En chemin vers le doute “hyperbolique”
Le Malin Génie est une hypothèse qu’émet Descartes dans son cheminement vers la vérité au moyen du doute. Ce chemin commence par le constat qu’il fait du caractère “fort douteux et incertain” des anciennes opinions qu’il a reçues dans la première partie de sa vie. Ces fausses opinions viennent en particulier des sens dont il a pu observer qu’ils étaient quelquefois trompeurs.
Descartes, constatant cela, fait une première hypothèse : s’il se trompe, c’est peut-être que le Dieu qui l’a créé – ce Dieu tout-puissant dont son esprit a “une certaine opinion” – est celui qui le trompe. Mais, ce Dieu étant “souverainement bon”, il lui semble impossible qu’il soit trompeur. Sa bonté, sa toute-puissance, font que ce Dieu ne peut l’avoir créé avec une telle imperfection qu’il soit amené à se tromper toujours.
Il émet donc une deuxième hypothèse : celle d’un Malin Génie si puissant qu’il ferait tout pour que Descartes se trompe. Il l’évoque ainsi dans la première Méditation :
"Je supposerai donc qu’il y a, non point un vrai Dieu, qui est la souveraine source de vérité, mais un certain mauvais génie, non moins rusé et trompeur que puissant, qui a employé toute son industrie à me tromper."

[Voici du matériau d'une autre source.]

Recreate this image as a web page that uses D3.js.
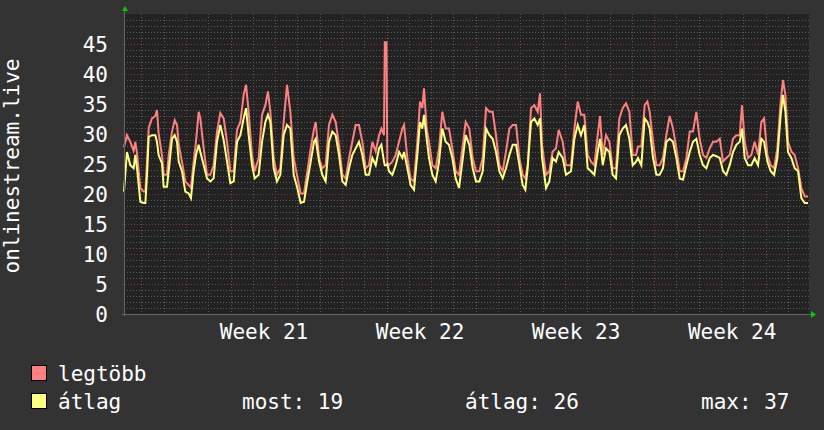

La supposition de l’existence de ce Malin Génie a une conséquence majeure sur le doute qu’a utilisé Descartes au commencement de sa méditation, comme il l’indique, pour “détruire généralement toutes mes anciennes opinions” (Méditation I). Avec l’hypothèse du Malin Génie, ce doute, d’abord général, va se transformer en un doute radical et universel : un doute “hyperbolique” (Descartes utilisera ce terme à la fin de la sixième Méditation).
Le Malin Génie et le Cogito
La “fiction méthodologique” (Morfaux L.-M., Vocabulaire de la philosophie et des sciences humaines) qu’est le Malin Génie va également avoir une importance fondamentale : assurer la première vérité identifiée par Descartes : le Cogito.
"Mais il y a un je ne sais quel trompeur très puissant et très rusé, qui emploie toute son industrie à me tromper toujours ; et qu’il me trompe tant qu’il voudra, il ne saurait jamais faire que je ne sois rien, tant que je penserai être quelque chose. De sorte qu’après y avoir bien pensé, et avoir examiné soigneusement toutes choses, enfin il faut conclure, et tenir pour constant cette proposition : Je suis, j’existe, est nécessairement vraie, toutes les fois que je la prononce, ou que je la conçois en mon esprit. (Méditation II)."
Nous voyons ici que le Malin Génie fait une deuxième apparition, implicite, mais reconnaissable aux qualificatifs et terme que Descartes lui attribue : “trompeur”, “puissant”, “rusé”, “industrie”. Sa fonction va être ici de lever le doute sur l’existence du sujet : si le Malin Génie peut me tromper, c’est parce que j’existe. Cette hypothèse méthodologique qu’est le Malin Génie permet à Descartes d’affirmer son existence, de participer à la fondation du Cogito (“je suis, j’existe”).
Références
Lalande : Etre mythique.
Morfaux :
Génie : Dans la 1ère Méditation, Descartes suppose « un certain mauvais génie non moins rusé et trompeur que puissant qui a employé toute son industrie à me tromper ». Par cette supposition, le doute s’approfondit en doute hyperbolique, mais n’est rien d’autre qu’une fiction méthodologique.
Hyperbolique : Dans la 1ère Méditation de Descartes, le doute prend une forme métaphysique par la fiction du malin génie (…). Le doute hyperbolique est radical et universel (…). Seul le « je pense, je suis » résiste à un tel doute.
Godin : Descartes utilise la fonction d’un « Malin Génie » c’est-à-dire d’un être supérieur et mauvais, qui s’ingénierait à nous tromper. Même dans ce cas, le Malin génie en pourrait faire autrement que nous existions car, pour etre trompé, il faut exister.